Following the announcement, which threatens the recent U.S.-Russia cease-fire deal, Moscow called an emergency United Nations Security Council meeting. The U.S. ambassador to the United Nations, Samantha Power, criticized Russia for the meeting request, and Moscow in turn bristled at her slam. The mistake has potentially big ramifications because Russia and the United States support opposite sides of the Syrian civil war, though both oppose ISIS.

 

Curtis LeMay

This article in The Daily Beast has some terrifying quotes from Curtis LeMay, who massacred hundreds of thousands (millions?) of Japanese civilians in World War II and almost started World War III in 1969.

  • “There are no innocent civilians. It is their government and you are fighting a people, you are not trying to fight an armed force anymore. So it doesn’t bother me so much to be killing the so-called innocent bystanders.”
  • “When the Russians had acquired (through connivance and treachery of Westerns with warped minds) the atomic bomb and yet didn’t have any stockpile—that was when we might have destroyed Russia completely and not even skinned our elbows doing it.”
  • “My solution would be to tell the North Vietnamese that they’ve got to draw in their horns and stop their aggression or we’re going to bomb them into the Stone Age.”

Syria as a proxy war

Jeffrey Sachs says the war in Syria has morphed into a proxy war between the U.S., Saudi Arabia and allies on one side, and Iran and Russia (and the Syrian government) on the other side. He also says the U.S. role is much larger than the public has been led to believe, and the media is not doing its job of asking questions.

the curtain gets lifted from time to time.
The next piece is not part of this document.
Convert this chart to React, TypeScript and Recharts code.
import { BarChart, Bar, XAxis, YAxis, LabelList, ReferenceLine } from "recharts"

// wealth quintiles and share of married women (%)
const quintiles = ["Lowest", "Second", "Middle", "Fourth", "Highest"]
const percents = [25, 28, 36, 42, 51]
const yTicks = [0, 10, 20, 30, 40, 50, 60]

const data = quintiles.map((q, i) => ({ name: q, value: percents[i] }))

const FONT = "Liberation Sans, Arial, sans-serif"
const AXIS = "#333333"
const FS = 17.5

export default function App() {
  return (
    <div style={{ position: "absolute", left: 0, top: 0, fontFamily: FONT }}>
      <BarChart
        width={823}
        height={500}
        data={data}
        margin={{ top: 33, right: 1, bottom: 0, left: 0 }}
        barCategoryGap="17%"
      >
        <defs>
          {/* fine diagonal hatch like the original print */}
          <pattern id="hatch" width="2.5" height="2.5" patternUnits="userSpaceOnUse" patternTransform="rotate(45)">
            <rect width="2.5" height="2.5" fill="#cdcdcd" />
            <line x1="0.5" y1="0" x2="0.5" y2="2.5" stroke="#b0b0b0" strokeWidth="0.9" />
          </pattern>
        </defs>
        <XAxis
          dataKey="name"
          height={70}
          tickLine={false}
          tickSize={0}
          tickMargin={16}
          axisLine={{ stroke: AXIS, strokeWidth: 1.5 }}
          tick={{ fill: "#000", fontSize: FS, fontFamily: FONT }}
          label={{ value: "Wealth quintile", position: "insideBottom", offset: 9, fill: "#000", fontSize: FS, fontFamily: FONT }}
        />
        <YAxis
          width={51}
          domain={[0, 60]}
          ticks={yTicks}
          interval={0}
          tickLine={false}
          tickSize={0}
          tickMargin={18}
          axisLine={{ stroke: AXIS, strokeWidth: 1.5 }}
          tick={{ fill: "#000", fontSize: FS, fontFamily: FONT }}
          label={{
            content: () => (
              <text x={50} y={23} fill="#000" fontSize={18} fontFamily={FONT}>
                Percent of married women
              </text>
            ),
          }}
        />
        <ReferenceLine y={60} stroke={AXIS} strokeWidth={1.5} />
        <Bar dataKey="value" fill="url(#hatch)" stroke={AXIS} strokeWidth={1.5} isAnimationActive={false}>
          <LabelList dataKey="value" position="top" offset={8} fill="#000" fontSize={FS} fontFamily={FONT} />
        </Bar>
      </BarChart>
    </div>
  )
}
In January, the New York Times finally reportedon a secret 2013 Presidential order to the CIA to arm Syrian rebels. As the account explained, Saudi Arabia provides substantial financing of the armaments, while the CIA, under Obama’s orders, provides organizational support and training…

Through occasional leaks, investigative reports, statements by other governments, and rare statements by US officials, we know that America is engaged in an active, ongoing, CIA-coordinated war both to overthrow Assad and to fight ISIS. America’s allies in the anti-Assad effort include Saudi Arabia, Turkey, Qatar, and other countries in the region. The US has spent billions of dollars on arms, training, special operations forces, air strikes, and logistical support for the rebel forces, including international mercenaries. American allies have spent billions of dollars more. The precise sums are not reported…
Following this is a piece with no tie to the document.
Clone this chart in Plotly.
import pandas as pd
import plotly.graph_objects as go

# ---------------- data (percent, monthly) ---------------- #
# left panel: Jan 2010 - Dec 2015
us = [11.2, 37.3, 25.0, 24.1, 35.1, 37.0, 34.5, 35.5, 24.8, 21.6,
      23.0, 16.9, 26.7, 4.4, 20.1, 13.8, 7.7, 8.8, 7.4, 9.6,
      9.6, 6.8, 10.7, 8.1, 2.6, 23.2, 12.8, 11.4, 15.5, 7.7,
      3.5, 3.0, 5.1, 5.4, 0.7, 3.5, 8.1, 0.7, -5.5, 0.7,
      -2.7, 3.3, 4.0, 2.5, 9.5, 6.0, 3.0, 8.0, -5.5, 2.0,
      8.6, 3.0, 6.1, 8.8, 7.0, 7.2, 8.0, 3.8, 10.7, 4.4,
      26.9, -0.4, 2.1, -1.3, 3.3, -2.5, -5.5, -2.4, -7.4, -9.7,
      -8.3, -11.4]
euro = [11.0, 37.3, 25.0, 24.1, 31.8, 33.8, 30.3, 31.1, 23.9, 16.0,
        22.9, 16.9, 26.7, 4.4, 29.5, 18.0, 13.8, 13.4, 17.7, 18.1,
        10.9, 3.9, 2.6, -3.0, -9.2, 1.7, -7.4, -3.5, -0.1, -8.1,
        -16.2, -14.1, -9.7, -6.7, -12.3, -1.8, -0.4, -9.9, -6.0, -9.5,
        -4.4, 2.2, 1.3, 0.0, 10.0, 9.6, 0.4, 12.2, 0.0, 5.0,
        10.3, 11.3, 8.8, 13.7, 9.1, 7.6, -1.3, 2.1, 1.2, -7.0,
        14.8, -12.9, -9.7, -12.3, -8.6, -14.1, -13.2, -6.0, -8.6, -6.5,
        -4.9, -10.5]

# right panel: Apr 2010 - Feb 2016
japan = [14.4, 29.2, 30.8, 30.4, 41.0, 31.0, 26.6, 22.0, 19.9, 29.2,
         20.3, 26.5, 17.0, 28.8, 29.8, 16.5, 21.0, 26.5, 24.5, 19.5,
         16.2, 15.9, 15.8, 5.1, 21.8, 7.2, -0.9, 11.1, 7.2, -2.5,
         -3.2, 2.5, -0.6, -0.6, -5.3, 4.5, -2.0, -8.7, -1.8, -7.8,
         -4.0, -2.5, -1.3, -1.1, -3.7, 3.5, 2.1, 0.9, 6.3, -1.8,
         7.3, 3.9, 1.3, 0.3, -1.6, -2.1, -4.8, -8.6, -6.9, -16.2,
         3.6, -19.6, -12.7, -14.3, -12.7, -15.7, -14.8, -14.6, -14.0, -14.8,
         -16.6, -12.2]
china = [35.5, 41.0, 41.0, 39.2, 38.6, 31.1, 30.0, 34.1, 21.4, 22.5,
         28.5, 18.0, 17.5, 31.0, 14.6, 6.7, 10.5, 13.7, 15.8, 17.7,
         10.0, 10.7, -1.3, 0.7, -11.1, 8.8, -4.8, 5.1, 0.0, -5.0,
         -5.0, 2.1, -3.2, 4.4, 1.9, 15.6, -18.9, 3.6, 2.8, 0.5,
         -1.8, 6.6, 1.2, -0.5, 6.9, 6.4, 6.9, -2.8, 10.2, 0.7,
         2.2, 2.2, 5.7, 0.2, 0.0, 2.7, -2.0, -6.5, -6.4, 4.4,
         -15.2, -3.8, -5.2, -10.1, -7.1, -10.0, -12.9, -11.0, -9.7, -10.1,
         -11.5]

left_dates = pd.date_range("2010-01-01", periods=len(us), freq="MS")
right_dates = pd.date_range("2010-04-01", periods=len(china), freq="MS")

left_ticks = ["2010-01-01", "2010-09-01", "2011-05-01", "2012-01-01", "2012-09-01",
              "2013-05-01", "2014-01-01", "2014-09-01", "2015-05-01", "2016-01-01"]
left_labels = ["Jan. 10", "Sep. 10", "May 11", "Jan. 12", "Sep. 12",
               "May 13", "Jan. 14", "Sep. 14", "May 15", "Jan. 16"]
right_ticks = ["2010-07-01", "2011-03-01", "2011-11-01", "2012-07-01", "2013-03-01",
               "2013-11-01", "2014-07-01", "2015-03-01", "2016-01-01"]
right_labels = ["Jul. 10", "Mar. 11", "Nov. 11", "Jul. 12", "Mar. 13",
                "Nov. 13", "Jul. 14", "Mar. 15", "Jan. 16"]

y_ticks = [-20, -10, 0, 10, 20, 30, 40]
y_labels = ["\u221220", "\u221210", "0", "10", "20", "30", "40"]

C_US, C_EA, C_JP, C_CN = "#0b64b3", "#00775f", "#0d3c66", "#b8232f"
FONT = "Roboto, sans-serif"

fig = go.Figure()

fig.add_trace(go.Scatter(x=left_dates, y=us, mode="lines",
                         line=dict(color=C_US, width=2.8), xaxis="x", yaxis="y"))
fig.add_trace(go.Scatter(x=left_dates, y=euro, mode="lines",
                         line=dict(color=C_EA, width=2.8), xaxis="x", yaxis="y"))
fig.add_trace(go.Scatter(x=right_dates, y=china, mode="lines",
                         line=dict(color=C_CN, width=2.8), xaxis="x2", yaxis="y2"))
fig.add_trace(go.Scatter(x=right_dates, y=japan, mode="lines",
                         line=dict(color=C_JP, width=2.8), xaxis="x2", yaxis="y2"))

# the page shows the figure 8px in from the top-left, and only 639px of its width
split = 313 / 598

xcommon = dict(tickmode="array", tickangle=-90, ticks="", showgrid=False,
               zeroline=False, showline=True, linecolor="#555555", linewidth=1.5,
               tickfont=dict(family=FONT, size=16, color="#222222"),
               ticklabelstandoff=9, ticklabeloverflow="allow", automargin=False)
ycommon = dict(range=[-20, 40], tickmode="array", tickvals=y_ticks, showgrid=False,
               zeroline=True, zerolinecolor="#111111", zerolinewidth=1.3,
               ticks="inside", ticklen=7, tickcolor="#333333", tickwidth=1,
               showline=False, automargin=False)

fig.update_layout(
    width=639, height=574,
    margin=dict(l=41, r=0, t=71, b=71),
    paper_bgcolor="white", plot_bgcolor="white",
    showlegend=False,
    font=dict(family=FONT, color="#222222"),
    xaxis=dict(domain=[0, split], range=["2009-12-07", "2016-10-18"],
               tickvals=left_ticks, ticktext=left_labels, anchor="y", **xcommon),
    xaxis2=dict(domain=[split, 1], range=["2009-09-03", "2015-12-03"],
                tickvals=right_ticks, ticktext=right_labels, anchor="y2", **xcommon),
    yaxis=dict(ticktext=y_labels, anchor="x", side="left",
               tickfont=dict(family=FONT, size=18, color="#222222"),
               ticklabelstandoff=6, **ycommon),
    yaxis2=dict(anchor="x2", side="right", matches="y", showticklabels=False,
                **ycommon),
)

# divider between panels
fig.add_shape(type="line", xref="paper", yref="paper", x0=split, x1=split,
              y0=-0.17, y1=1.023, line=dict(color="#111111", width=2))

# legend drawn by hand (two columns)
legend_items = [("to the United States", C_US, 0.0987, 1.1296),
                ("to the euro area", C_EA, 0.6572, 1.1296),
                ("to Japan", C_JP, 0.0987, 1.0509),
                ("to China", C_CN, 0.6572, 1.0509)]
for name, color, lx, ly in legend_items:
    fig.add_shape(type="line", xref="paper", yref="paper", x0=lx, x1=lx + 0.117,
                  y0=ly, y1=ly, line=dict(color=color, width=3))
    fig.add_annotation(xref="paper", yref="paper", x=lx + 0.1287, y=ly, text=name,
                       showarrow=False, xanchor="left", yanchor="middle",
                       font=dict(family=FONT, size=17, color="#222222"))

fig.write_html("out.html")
The stakes of this war are much higher and much more dangerous than America’s proxy warriors imagine. As the US has prosecuted its war against Assad, Russia has stepped up its military support to his government. In the US mainstream media, Russia’s behavior is an affront: how dare the Kremlin block the US from overthrowing the Syrian government? The result is a widening diplomatic clash with Russia, one that could escalate and lead – perhaps inadvertently – to the point of military conflict.

Obviously, the U.S. and Russia are massive nuclear powers. Iran may have nuclear weapons, and rumor has it Saudi Arabia has a nuclear arsenal ready to go in Pakistan. So in addition to the human tragedy unfolding, the risk of World War 3 appears to be a real one here.

more cold war redux

Here are some more disturbing rumblings of U.S.-Russia confrontation in western Europe. But I also like the quote below by a German foreign minister.
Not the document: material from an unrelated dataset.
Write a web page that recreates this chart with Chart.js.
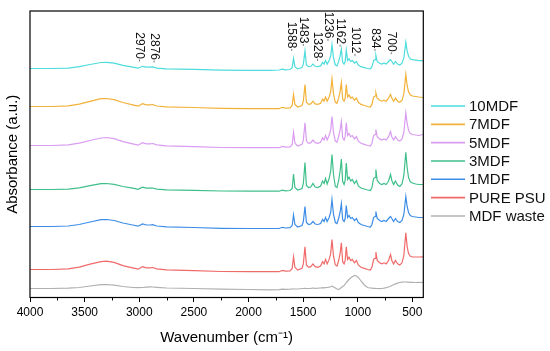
<!DOCTYPE html>
<html><head><meta charset="utf-8">
<script src="https://cdn.jsdelivr.net/npm/chart.js@4.4.1/dist/chart.umd.min.js"></script>
<style>html,body{margin:0;padding:0;background:#fff;}</style>
</head><body>
<canvas id="c" width="550" height="351"></canvas>
<script>
const wavenumbers = [4000,3800,3650,3550,3450,3350,3300,3230,3150,3060,3010,2970,2935,2900,2876,2840,2750,2500,2250,2000,1800,1720,1690,1660,1620,1600,1588,1575,1550,1510,1498,1483,1470,1450,1430,1410,1390,1365,1340,1322,1308,1295,1280,1262,1248,1236,1222,1205,1190,1175,1162,1150,1138,1125,1115,1105,1093,1080,1065,1050,1030,1012,995,970,940,910,885,870,855,842,834,822,800,780,760,740,718,700,688,672,655,635,615,595,578,560,548,535,520,500,470,440,400];

const mdf10 = [229,229,229.4,230.8,233,235,235.2,234.3,232.1,230.3,229.3,231.2,230.3,230.3,230.6,229.4,228.7,228.1,227.4,227.2,227.2,227.5,228.3,227.7,228,229.9,239.1,230.8,228.6,229.9,233.4,246.6,232.5,230.8,231.2,233.4,231.2,230.8,231.6,235.2,233.4,236.9,233.4,236.9,241.3,252.8,239.6,232.5,231.6,236,241.3,248.5,235.2,233.4,236,247.5,236.9,238.7,236,236.9,234.3,236,232.5,230.8,229.9,229,228.6,230.8,236.9,237.8,242.2,236,234.3,233.4,234.3,233.4,236,237.8,236,233.4,236,233.4,232.5,234.3,239.6,255.4,246.6,241.3,238.7,237.8,237.4,236.9,236.9];

const mdf7 = [191,191,191.6,193.3,196.1,198.8,199,197.8,195,192.7,191.3,193.8,192.7,192.7,193,191.5,190.7,190,189.2,188.9,188.9,188.9,190.2,189.4,189.7,192,203,193.1,190.5,192,196.3,213,195.2,193.1,193.6,196.3,193.6,193.1,194.2,198.4,196.3,200.5,196.3,200.5,205.7,218.7,203.6,195.2,194.2,199.4,205.7,215,198.4,196.3,199.4,213,200.5,202.6,199.4,200.5,197.3,199.4,195.2,193.1,192,191,190.5,193.1,200.5,201.5,204.7,199.4,197.3,196.3,197.3,196.3,199.4,203,199.4,196.3,199.4,196.3,195.2,197.3,203.6,223,212,205.7,202.6,201.5,201,200.5,200];

const mdf5 = [152,152,152.6,154.3,157,159.5,160,158.8,155.9,153.7,152.3,154.8,153.7,153.7,154,152.6,151.7,150.9,150,149.8,149.8,149.8,151.1,150.4,150.7,153.1,165.3,154.2,151.5,153.1,157.5,174.7,156.4,154.2,154.8,157.5,154.8,154.2,155.3,159.7,157.5,161.9,157.5,161.9,167.4,181,165.2,156.4,155.3,160.8,167.4,176,159.7,157.5,160.8,174.7,161.9,164.1,160.8,161.9,158.6,160.8,156.4,154.2,153.1,152,151.5,154.2,161.9,163,168,160.8,158.6,157.5,158.6,157.5,160.8,166,160.8,157.5,160.8,157.5,156.4,158.6,165.2,184.7,174,167.4,164.1,163,162.5,162,163];

const mdf3 = [108,108,108.4,109.7,111.8,113.8,114,113.2,111,109.3,108.2,110.3,109.3,109.3,109.5,108.4,107.7,107.1,106.5,106.3,106.3,106.3,107.3,106.7,107,109,123.5,110,107.5,109,114,135,112,110,110.5,114,110.5,110,111.5,116.5,114,119,113.5,119,126,143,123,111,110,117,126,138.5,116,113,117,134.5,118,120.5,116.5,118,114,117,111.5,109.5,108.5,107.5,107,110,119,120,128,117,114,113,114,113,116.5,123,117,113,116.5,112.5,111,113.5,122,145.3,130,120,116,114.5,113.5,113,113];

const mdf1 = [71,71,71.5,73,75.5,77.8,78,77,74.5,72.5,71.3,73.5,72.5,72.5,72.8,71.5,70.7,70,69.2,69,69,69,70.2,69.5,69.8,72,82.5,73,70.5,72,76,91,75,73,73.5,76,73.5,73,74,78,76,80,76,80,85,98,83,75,74,79,85,94,78,76,79,92,80,82,79,80,77,79,75,73,72,71,70.5,73,80,81,86,79,77,76,77,76,79,81,79,76,79,76,75,77,83,101,91,85,82,81,80.5,80,80];

const purePSU = [28,28,28.6,30.4,33.3,35.9,36.3,35.1,31.9,29.6,28.3,30.8,29.7,29.7,30,28.6,27.7,26.9,26,25.8,25.8,25.8,27.1,26.3,26.7,29.1,40.7,30.2,27.4,29.1,33.6,50.7,32.5,30.2,30.8,33.6,30.8,30.2,31.4,35.8,33.6,38.1,33.6,38.1,43.7,58,41.4,32.5,31.4,37,43.7,54.7,35.8,33.6,37,50.7,38.1,40.3,37,38.1,34.7,37,32.5,30.2,29.1,28,27.4,30.2,38.1,39.2,45.3,37,34.7,33.6,34.7,33.6,37,43,37,33.6,37,33.6,32.5,34.7,42,64.7,51,44,41.5,40.5,40.5,40.5,40.7];

const mdfWaste = [9,9,9.3,10,11.5,12.8,13,12.3,11,10,9.8,10,10.3,10.6,10.5,10.2,9.5,9,8.3,8,7.7,7.8,8.3,8.2,8.3,8.5,8.7,8.5,8.5,9,9,9.2,9,9,9.2,9.5,9.2,9.3,9.5,9.8,9.6,9.8,10,10.3,10.8,11.3,10.5,9.5,8.5,8,9,10,11,12,13.5,15,16.5,18,19.5,20.8,22,21.5,20,16.5,12.5,10,9.5,9.4,9.2,9.1,9,9,8.9,9,9.3,9.8,10.5,11.3,12,12.8,13.6,14.4,15,15.3,15.5,15.5,15.4,15.3,15.2,15.1,15,15.2,15];

const seriesNames = ['10MDF','7MDF','5MDF','3MDF','1MDF','PURE PSU','MDF waste'];
const seriesValues = [mdf10, mdf7, mdf5, mdf3, mdf1, purePSU, mdfWaste];
const xTickValues = [4000,3500,3000,2500,2000,1500,1000,500];
const xMinorTickValues = [3750,3250,2750,2250,1750,1250,750];
const peakLabels = ['2970','2876','1588','1483','1328','1236','1162','1012','834','700'];

const palette = ['#4fdcdc','#f2b23a','#d99cf0','#3fbf8a','#3d8de6','#f06a6a','#b0b0b0'];
const FONT = "'Liberation Sans', Arial, sans-serif";

const peakLabelStyle = {
  dx:  [-3, 1.3, -1.8, -1.7, -4.4, -4, 0, -1.5, -1, 0.7],
  top: [32.3, 33.3, 21.7, 16.7, 31.7, 11.7, 18.3, 26.7, 28.3, 31.7]
};

const framePlugin = {
  id: 'frame',
  afterDraw(chart) {
    const {ctx, chartArea: a, scales: {x}} = chart;
    ctx.save();
    ctx.strokeStyle = '#000';
    ctx.lineWidth = 1.2;
    ctx.strokeRect(a.left, a.top, a.right - a.left, a.bottom - a.top);
    ctx.lineWidth = 1;
    ctx.beginPath();
    xMinorTickValues.forEach(v => {
      const px = Math.round(x.getPixelForValue(v)) + 0.5;
      ctx.moveTo(px, a.bottom);
      ctx.lineTo(px, a.bottom + 3);
    });
    ctx.stroke();
    ctx.restore();
  }
};

const legendPlugin = {
  id: 'sideLegend',
  afterDraw(chart) {
    const {ctx} = chart;
    ctx.save();
    ctx.font = '15px ' + FONT;
    ctx.textAlign = 'left';
    ctx.textBaseline = 'middle';
    chart.data.datasets.forEach((ds, i) => {
      const y = 106 + i * 18.33;
      ctx.strokeStyle = ds.borderColor;
      ctx.lineWidth = 1.6;
      ctx.beginPath();
      ctx.moveTo(431, y);
      ctx.lineTo(465, y);
      ctx.stroke();
      ctx.fillStyle = '#111';
      ctx.fillText(ds.label, 469, y + 1);
    });
    ctx.restore();
  }
};

const peakPlugin = {
  id: 'peaks',
  afterDraw(chart) {
    const {ctx, scales: {x}} = chart;
    ctx.save();
    ctx.font = '12px ' + FONT;
    ctx.fillStyle = '#111';
    ctx.strokeStyle = '#777';
    ctx.lineWidth = 1;
    ctx.textAlign = 'left';
    ctx.textBaseline = 'middle';
    peakLabels.forEach((lab, i) => {
      const px = x.getPixelForValue(Number(lab)) + peakLabelStyle.dx[i];
      const top = peakLabelStyle.top[i];
      ctx.save();
      ctx.translate(px, top);
      ctx.rotate(Math.PI / 2);
      ctx.fillText(lab, 0, 0);
      const w = ctx.measureText(lab).width;
      ctx.beginPath();
      ctx.moveTo(w + 0.5, 0);
      ctx.lineTo(w + 2.5, 0);
      ctx.stroke();
      ctx.restore();
    });
    ctx.restore();
  }
};

const datasets = seriesNames.map((name, i) => ({
  label: name,
  data: wavenumbers.map((w, j) => ({x: w, y: seriesValues[i][j]})),
  borderColor: palette[i],
  borderWidth: 1.2,
  pointRadius: 0,
  tension: 0,
  fill: false
}));

new Chart(document.getElementById('c'), {
  type: 'line',
  data: {datasets},
  options: {
    responsive: false,
    animation: false,
    layout: {padding: {left: 0, right: 126.7, top: 11, bottom: 0}},
    plugins: {legend: {display: false}, tooltip: {enabled: false}},
    scales: {
      x: {
        type: 'linear',
        reverse: true,
        min: 400,
        max: 4000,
        afterBuildTicks: (s) => { s.ticks = xTickValues.map(v => ({value: v})); },
        afterFit: (s) => { s.height = 53.5; },
        grid: {drawOnChartArea: false, drawTicks: true, tickLength: 4.5, color: '#000', tickColor: '#000', lineWidth: 1},
        border: {display: false},
        ticks: {color: '#000', font: {size: 12, family: FONT}, padding: 3, maxRotation: 0, autoSkip: false, callback: (v) => String(v)},
        title: {display: true, text: 'Wavenumber (cm\u207B\u00B9)', color: '#000', font: {size: 15, family: FONT}, padding: {top: 0, bottom: 4}}
      },
      y: {
        min: 0,
        max: 286.5,
        afterFit: (s) => { s.width = 30; },
        grid: {display: false},
        border: {display: false},
        ticks: {display: false},
        title: {display: true, text: 'Absorbance (a.u.)', color: '#000', font: {size: 15, family: FONT}, padding: {top: 3.5, bottom: 0}}
      }
    }
  },
  plugins: [framePlugin, legendPlugin, peakPlugin]
});
</script>
</body></html>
More than 31,000 troops from 24 nations took part in Nato’s Anaconda-16 exercises in Poland, from 7 to 17 June.

The day after they ended, German Foreign Minister Frank-Walter Steinmeier warned Nato against “sabre-rattling and warmongering”, calling for exercises to be replaced with more dialogue and co-operation with Russia. “Whoever believes that symbolic tank parades in Eastern Europe bring more security, is mistaken,” he told Bild newspaper.

Blowback Economics

I’m nearing the end of Blowback: The Costs and Consequences of American Empire by Chalmers Johnson. Towards the end he makes some novel economic arguments that I will have to think about. Basically, he argues that the rhetoric of free trade and globalization that arose after World War II was at first political in nature, acting as an ideological counterweight to communism. It supported a geopolitical strategy which was to get industry off to a fast start in Japan and later Korea, open the U.S. market to their exports and allow their economies to grow quickly, creating strong Cold War allies in Asia. The U.S. itself was highly industrialized, growing fast, and its markets were by far the largest in the world, so at first it could absorb these exports and drive growth abroad just fine. But over time, Japan and Korea grew large relative to the U.S., and other economies like Singapore, Taiwan, and Hong Kong began to copy the model, and later the nations of Southeast Asia and of course China. Johnson argues that the U.S. kept its own markets open without insisting that these countries do the same. The result was the slowing of growth in the U.S., loss of the industrial base, loss of well paying blue collar jobs, and inner-city and small-town poverty. Meanwhile, he argues that because labor costs stayed low in Asia, which by now western multinational corporations were insisting on, the middle class in Asia was not growing fast enough to be able to afford the things they were making. With the U.S. stagnating at the same time, the U.S. couldn’t afford to buy all the things being made either. All this led to manufacturing over-capacity in Asia and under-demand globally, which he sees as leading directly to the Asian financial crisis of 1997. So in his view, the free market, free trade ideology we somewhat take as a given now began as a cynical propaganda campaign, which outlived its usefulness with the end of the Cold War. He blames the financial industry for pushing the system over the edge, but does not see financial speculation or risk taking as a root cause. Publishing in 2000, he suggests that 1997 may end up being seen by history as the high water mark of the American empire, after which it went into decline.

Like I said, I have to think about all this. For one thing, while the U.S. might have directly subsidized the rise of Cold War allies like Japan, Korea and Taiwan to some extent, you certainly can’t make that same case for China, which followed almost exactly the same trajectory a bit later. And the economic theory behind free trade is pretty elegant and appealing. You can’t base a national economy on subsidized, inefficient domestic industries forever and expect to remain competitive. You need to adapt to change rather than resist change. On the other hand, you need strategies to slow the rate of change so you have time to adapt, retrain as many workers as possible, educate the next generation of workers, build public infrastructure that allows the private sector to operate efficiently, and provide a safety net for those who are still left behind. The U.S. clearly failed to do these things, at least in the city centers and small factory towns that used to depend on heavy industry. To some extent I think Chalmers is right that we believed our own Cold War propaganda and let ideology prevent us from taking the measures that would have allowed us to adapt better.